>> BEGIN GIVEN DATA

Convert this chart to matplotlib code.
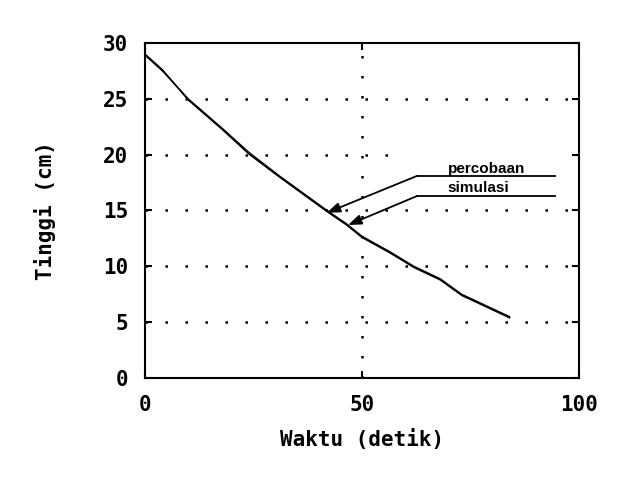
import numpy as np
import matplotlib
matplotlib.use("Agg")
import matplotlib.pyplot as plt

# data
waktu_percobaan = [0, 4, 10, 18, 24, 31, 42, 46.5, 50, 56.5, 62, 68, 73, 84]
tinggi_percobaan = [29.0, 27.6, 24.9, 22.2, 20.05, 18.0, 14.9, 13.7, 12.6, 11.2, 9.9, 8.8, 7.4, 5.4]

waktu_simulasi = [0, 4, 10, 18, 24, 31, 42, 46.5, 50, 56.5, 62, 68, 73, 84]
tinggi_simulasi = [28.9, 27.5, 25.0, 22.3, 20.2, 18.1, 15.0, 13.8, 12.7, 11.3, 10.0, 8.9, 7.5, 5.5]

xticks = [0, 50, 100]
yticks = [0, 5, 10, 15, 20, 25, 30]

mono = "DejaVu Sans Mono"

fig = plt.figure(figsize=(6.37, 4.79), dpi=100)
ax = fig.add_axes([0.2276, 0.2109, 0.6813, 0.6993])

# dotted grid
dots = (0, (1, 7))
for y in [5, 10, 15, 25]:
    ax.axhline(y, color="black", lw=1.8, ls=dots, zorder=1)
ax.axhline(20, xmax=0.6, color="black", lw=1.8, ls=dots, zorder=1)
ax.axvline(50, color="black", lw=1.8, ls=dots, zorder=1)

ax.plot(waktu_percobaan, tinggi_percobaan, color="black", lw=1.2, zorder=3)
ax.plot(waktu_simulasi, tinggi_simulasi, color="black", lw=0.9, zorder=3)

# annotation labels with arrows
labels = [("percobaan", 18.1, 18.4, (41.9, 14.8)),
          ("simulasi", 16.3, 16.65, (46.8, 13.7))]
for txt, yline, ytxt, tip in labels:
    ax.plot([62.7, 94.5], [yline, yline], color="black", lw=1.3, zorder=4)
    ax.annotate("", xy=tip, xytext=(62.7, yline),
                arrowprops=dict(arrowstyle="-|>,head_length=0.8,head_width=0.3",
                                color="black", lw=1.3, shrinkA=0, shrinkB=0),
                zorder=4)
    ax.text(69.8, ytxt, txt, fontsize=11, family="Liberation Sans",
            fontweight="bold", va="baseline", ha="left", zorder=5)

ax.set_xlim(0, 100)
ax.set_ylim(0, 30)
ax.set_xticks(xticks)
ax.set_yticks(yticks)
ax.tick_params(direction="in", length=5, width=1.5, top=True, right=True,
               labelsize=15, pad=12)
for lab in ax.get_xticklabels() + ax.get_yticklabels():
    lab.set_family(mono)
    lab.set_fontweight("bold")
for sp in ax.spines.values():
    sp.set_linewidth(1.5)

ax.set_xlabel("Waktu (detik)", family=mono, fontweight="bold", fontsize=15, labelpad=10)
ax.set_ylabel("Tinggi (cm)", family=mono, fontweight="bold", fontsize=15, labelpad=34)

fig.savefig("out.png", dpi=100)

>> END GIVEN DATA

TASK REQUIREMENTS |
Give again exactly the lines running from the beginning of the material above through the line that contains "8.9, 7.5, 5.5]", and leave out every picture.

TASK SOLUTION |
Convert this chart to matplotlib code.
import numpy as np
import matplotlib
matplotlib.use("Agg")
import matplotlib.pyplot as plt

# data
waktu_percobaan = [0, 4, 10, 18, 24, 31, 42, 46.5, 50, 56.5, 62, 68, 73, 84]
tinggi_percobaan = [29.0, 27.6, 24.9, 22.2, 20.05, 18.0, 14.9, 13.7, 12.6, 11.2, 9.9, 8.8, 7.4, 5.4]

waktu_simulasi = [0, 4, 10, 18, 24, 31, 42, 46.5, 50, 56.5, 62, 68, 73, 84]
tinggi_simulasi = [28.9, 27.5, 25.0, 22.3, 20.2, 18.1, 15.0, 13.8, 12.7, 11.3, 10.0, 8.9, 7.5, 5.5]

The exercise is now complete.